中国・人民日報も取り上げる時の人に
厳さんの本国・中国でも、このニュースは大きな話題になった。中国共産党の機関紙・人民日報や国営通信社・中新社を始め、多くの現地メディアがこの話題を掲載、中には、わざわざCGによる「再現VTR」をつけたところさえある。登場人物の髪がフサフサで、坊主頭の厳さんにさっぱり似ていないのはご愛敬だ。

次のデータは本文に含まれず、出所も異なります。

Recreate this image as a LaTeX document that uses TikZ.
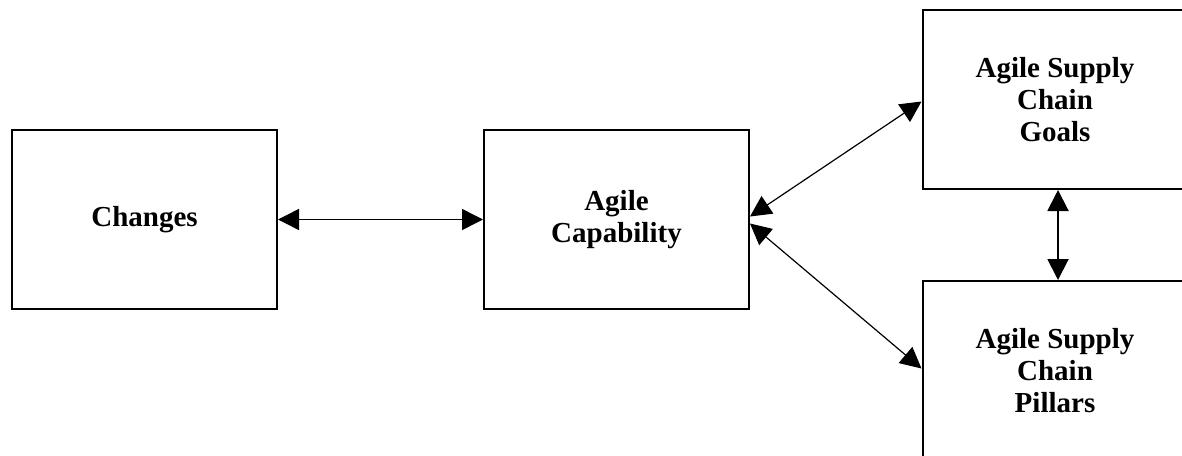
\documentclass[tikz,border=0pt]{standalone}
\usepackage{fontspec}
\setmainfont{Liberation Serif}
\usepackage{tikz}
\usetikzlibrary{positioning, arrows.meta}

\begin{document}
\begin{tikzpicture}[x=1pt, y=-1pt,
    block/.style={draw, line width=2pt, minimum width=265pt, minimum height=179pt,
      align=center, font=\fontsize{29}{32}\selectfont\bfseries},
    both/.style={{Triangle[length=21pt,width=21pt]}-{Triangle[length=21pt,width=21pt]}}]
  \useasboundingbox (0,0) rectangle (1182,455);
  % Bloques de la izquierda
  \node[block] (changes) at (144.5,219.5) {Changes};
  \node[block, right=205pt of changes] (capability) {Agile\\Capability};
  % Bloques de la derecha
  \node[block] (goals) at (1055,99.5) {Agile Supply\\Chain\\Goals};
  \node[block, below=90pt of goals] (pillars) {Agile Supply\\Chain\\Pillars};

  % Conexiones
  \draw[both, line width=1.5pt] (changes) -- (capability);
  \draw[both, line width=1.2pt] ([yshift=3pt]capability.east) -- ([yshift=-2pt]goals.west);
  \draw[both, line width=1.2pt] ([yshift=-4pt]capability.east) -- ([yshift=2pt]pillars.west);
  \draw[both, line width=2pt] ([xshift=3pt]goals.south) -- ([xshift=3pt]pillars.north);
\end{tikzpicture}
\end{document}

また中国側では厳さんの勇敢な行動はもちろんのこと、日本での暖かい反応も驚きだったらしい。人民日報などが「日本ネットでは『英雄』との声も上がっている」と紹介したのを始め、各紙がその反響の大きさに少なからず言及する。日中関係の「恩讐」を超え日本側が素直に厳さんを評価したことは、かなり好印象を与えたと見られる。
日本に対する強硬な主張を展開し、中国における「反日」の急先鋒的存在の人民日報系メディア・環球時報でさえ、記者の見解として、
「現在日中関係は、釣魚島(尖閣諸島)や歴史問題で悪化が続いている。日本のメディアでは中国のマイナス面が伝えられることが多く、中国や中国人への印象は悪くなる一方だった。厳俊さんの業績は、この状況を改善する好材料になるだろう」
との論評を掲載した。環球時報がこうした論評を掲載することは異例で、その感激ぶりがうかがえる。